Title: “Methodologies to evaluate Robustness of Modern Complex SoCs“
Surya Musunuri is Silicon Architect working on Aurix microcontrollers at Infineon Technologies.
Before Infineon, Surya worked for Apple Inc, Cupertino, USA, where he was responsible for Hardware Power Management features of iPhone. Prior to Apple, he worked at Intel Corporation on developing IPs such as Voltage Regulators, PLLs, Clock Control Units, Random Number Generators and Security Units. Over the years at both Intel and Apple, he worked on several topics related Clock, Power, High-speed IOs for PC, Server, ultramobile and Smartphone platforms.
Surya graduated with Masters and PhD degrees in Electrical and Computer Engineering from University of Illinois at Urbana Champaign, where his research focused on integrated voltage regulators.
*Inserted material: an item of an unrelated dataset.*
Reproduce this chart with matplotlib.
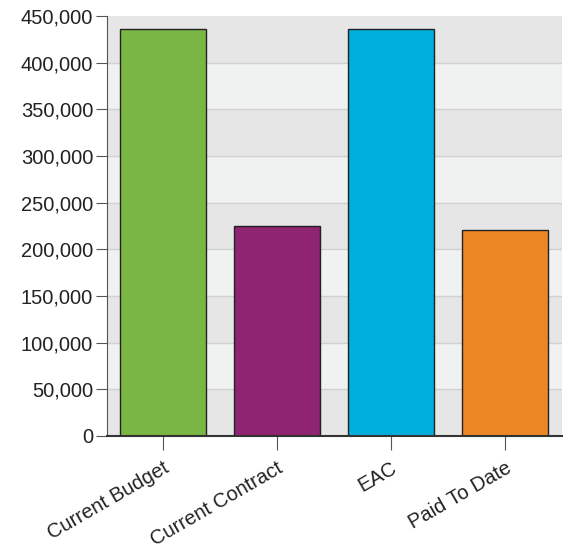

He also has a Masters Certificate on Systems Design from Massachusetts Institute of Technology.
Outside work, Surya’s interests include Biking, Hiking, Table Tennis and Tennis.
Modern electronic systems use semiconductor components within tight specifications/limits. It is very important to understand how these semiconductor components actually perform within and outside these specification limits. This understanding can help in overall system optimization towards better Power, Performance, and cost. Alternatively this knowledge can be used to provide an additional guard band for semiconductor component’s functionality. Therefore, understanding Robustness of semiconductors help in achieving lower ppm-failure rates by ensuring sufficient guard band between the operating range of the semiconductor and the points at which the semiconductor fails.
Robustness Validation (RV) is a process to check functionality of a semiconductor IC for a given application profile. RV utilizes the understanding of the IC (analog, digital, other) failure mechanisms thereby providing key feedback to improve the IC within and outside the datasheet limits. Understanding the timing, power delivery network and physical implementation aspects of modern SoCs (System-on-Chips) can help in improving Robustness margin for a key semiconductors components (such as Microprocessors, Microcontrollers, ASICs, etc). This RV methodology can be applied to all electronic components within a system, thereby significantly increasing the overall system robustness.
With ZVEI robustness handbook as reference, this talk would cover three key components of RV: 1. Knowledge of the conditions of use (application profiles) 2. Knowledge of the failure mechanisms and failure modes and the possible interactions between different failure mechanisms 3. Knowledge of acceleration models for the failure mechanisms needed to define and assess accelerated tests.
This talk outlines methods to evaluate robustness for modern complex SoCs. It also provides hints into analysis techniques used to derive meaningful learnings from silicon towards better SoC design.